* **WORK TO COMPLETE**
Pictures are not part of the copy. Retype the lines from the first one through the line that contains "ax.tick_params(axis='x', length=0, pad=13)".

[Rows from a dataset of charts and code]
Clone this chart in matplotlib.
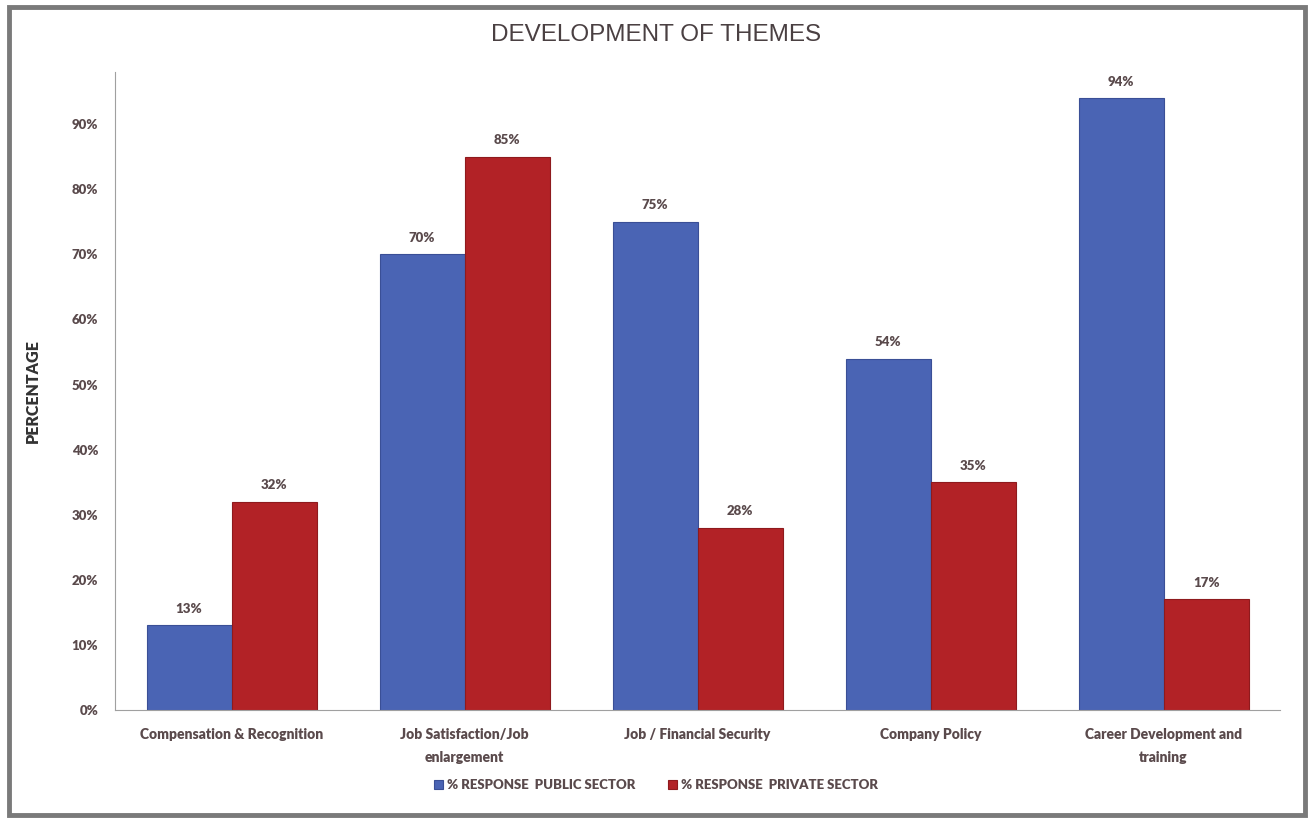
import numpy as np
import matplotlib.pyplot as plt
from matplotlib.patches import Rectangle

# DATA
categories = ["Compensation & Recognition", "Job Satisfaction/Job\nenlargement",
              "Job / Financial Security", "Company Policy",
              "Career Development and\ntraining"]
public_sector = [13, 70, 75, 54, 94]
private_sector = [32, 85, 28, 35, 17]
series_names = ["% RESPONSE  PUBLIC SECTOR", "% RESPONSE  PRIVATE SECTOR"]
yticks = [0, 10, 20, 30, 40, 50, 60, 70, 80, 90]

# STYLE
BLUE = '#4a64b4'
RED = '#b22226'
TXT = '#5a4a4c'
FONT = ['Lato', 'DejaVu Sans']

fig = plt.figure(figsize=(13.12, 8.23), dpi=100)
ax = fig.add_axes([0.0877, 0.1373, 0.888, 0.775])

x = np.arange(len(categories))
w = 0.365
b1 = ax.bar(x - w/2, public_sector, w, color=BLUE, edgecolor='#3a4f96', linewidth=0.8,
            label=series_names[0])
b2 = ax.bar(x + w/2, private_sector, w, color=RED, edgecolor='#8e1a1d', linewidth=0.8,
            label=series_names[1])

for bars in (b1, b2):
    for r in bars:
        ax.text(r.get_x() + r.get_width()/2, r.get_height() + 1.6, f"{r.get_height():.0f}%",
                ha='center', va='bottom', fontsize=9.5, fontweight='heavy', color=TXT, family=FONT)

ax.set_xlim(-0.5, 4.5)
ax.set_ylim(0, 98)
ax.set_yticks(yticks)
ax.set_yticklabels([f"{v}%" for v in yticks], fontsize=9.5, fontweight='heavy', color=TXT, family=FONT)
ax.set_xticks(x)
ax.set_xticklabels(categories, fontsize=10, fontweight='heavy', color=TXT, family=FONT,
                   linespacing=1.9)
ax.tick_params(axis='y', length=0, pad=12)
ax.tick_params(axis='x', length=0, pad=13)

for s in ('top', 'right'):
    ax.spines[s].set_visible(False)
ax.spines['left'].set_color('#a0a0a0')
ax.spines['bottom'].set_color('#a0a0a0')

ax.set_ylabel("PERCENTAGE", fontsize=11.5, fontweight='heavy', color='#333333', family=FONT, labelpad=22)

fig.text(0.5, 0.957, "DEVELOPMENT OF THEMES", ha='center', va='center', fontsize=17.5,
         color='#4a4042', family='Liberation Sans')

leg = fig.legend(loc='center', bbox_to_anchor=(0.5, 0.046), ncol=2, frameon=False,
                 handlelength=0.7, handleheight=0.7, handletextpad=0.3, columnspacing=2.5,
                 prop={'family': FONT, 'weight': 'heavy', 'size': 9.5})
for t in leg.get_texts():
    t.set_color(TXT)

# outer frame
fig.patches.append(Rectangle((0.007, 0.01), 0.988, 0.982, transform=fig.transFigure,
                             fill=False, edgecolor='#7a7a7a', linewidth=3.5))

fig.savefig("out.png", dpi=100)
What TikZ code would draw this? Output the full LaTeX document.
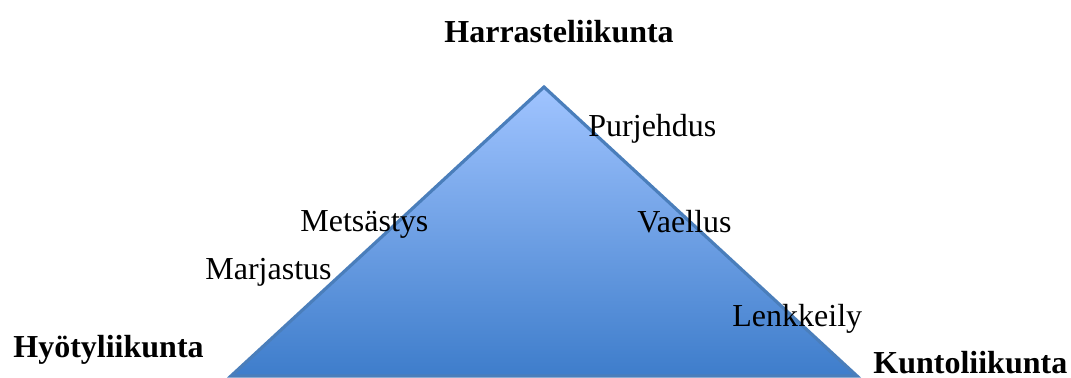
\documentclass[tikz,border=0pt]{standalone}
\usepackage{fontspec}
\setmainfont{Liberation Serif}
\definecolor{triTop}{RGB}{160,196,255}
\definecolor{triBot}{RGB}{62,125,203}
\definecolor{triLine}{RGB}{74,126,187}
\begin{document}
\begin{tikzpicture}[x=0.5pt,y=-0.5pt,
  lbl/.style={anchor=base west,inner sep=0pt,font=\fontsize{16}{19}\selectfont},
  head/.style={lbl,font=\fontsize{16}{19}\selectfont\bfseries}]
\useasboundingbox (0,0) rectangle (1071,377);
\coordinate (apex) at (544,87);
\coordinate (bl) at (231,376);
\coordinate (br) at (857,376);
\shade[top color=triTop,bottom color=triBot] (apex) -- (br) -- (bl) -- cycle;
\draw[triLine,line width=1.6pt,line join=miter] (apex) -- (br) -- (bl) -- cycle;
\node[head] (harr) at (444,42) {Harrasteliikunta};
\node[head] (hyoty) at (13,357) {Hyötyliikunta};
\node[head] (kunto) at (873,373) {Kuntoliikunta};
\node[lbl] (purj) at (588,136) {Purjehdus};
\node[lbl] (mets) at (300,231) {Metsästys};
\node[lbl] (marj) at (205,279) {Marjastus};
\node[lbl] (vael) at (637,232) {Vaellus};
\node[lbl] (lenk) at (732,326) {Lenkkeily};
\end{tikzpicture}
\end{document}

* **FINISHED TASK**
Clone this chart in matplotlib.
import numpy as np
import matplotlib.pyplot as plt
from matplotlib.patches import Rectangle

# DATA
categories = ["Compensation & Recognition", "Job Satisfaction/Job\nenlargement",
              "Job / Financial Security", "Company Policy",
              "Career Development and\ntraining"]
public_sector = [13, 70, 75, 54, 94]
private_sector = [32, 85, 28, 35, 17]
series_names = ["% RESPONSE  PUBLIC SECTOR", "% RESPONSE  PRIVATE SECTOR"]
yticks = [0, 10, 20, 30, 40, 50, 60, 70, 80, 90]

# STYLE
BLUE = '#4a64b4'
RED = '#b22226'
TXT = '#5a4a4c'
FONT = ['Lato', 'DejaVu Sans']

fig = plt.figure(figsize=(13.12, 8.23), dpi=100)
ax = fig.add_axes([0.0877, 0.1373, 0.888, 0.775])

x = np.arange(len(categories))
w = 0.365
b1 = ax.bar(x - w/2, public_sector, w, color=BLUE, edgecolor='#3a4f96', linewidth=0.8,
            label=series_names[0])
b2 = ax.bar(x + w/2, private_sector, w, color=RED, edgecolor='#8e1a1d', linewidth=0.8,
            label=series_names[1])

for bars in (b1, b2):
    for r in bars:
        ax.text(r.get_x() + r.get_width()/2, r.get_height() + 1.6, f"{r.get_height():.0f}%",
                ha='center', va='bottom', fontsize=9.5, fontweight='heavy', color=TXT, family=FONT)

ax.set_xlim(-0.5, 4.5)
ax.set_ylim(0, 98)
ax.set_yticks(yticks)
ax.set_yticklabels([f"{v}%" for v in yticks], fontsize=9.5, fontweight='heavy', color=TXT, family=FONT)
ax.set_xticks(x)
ax.set_xticklabels(categories, fontsize=10, fontweight='heavy', color=TXT, family=FONT,
                   linespacing=1.9)
ax.tick_params(axis='y', length=0, pad=12)
ax.tick_params(axis='x', length=0, pad=13)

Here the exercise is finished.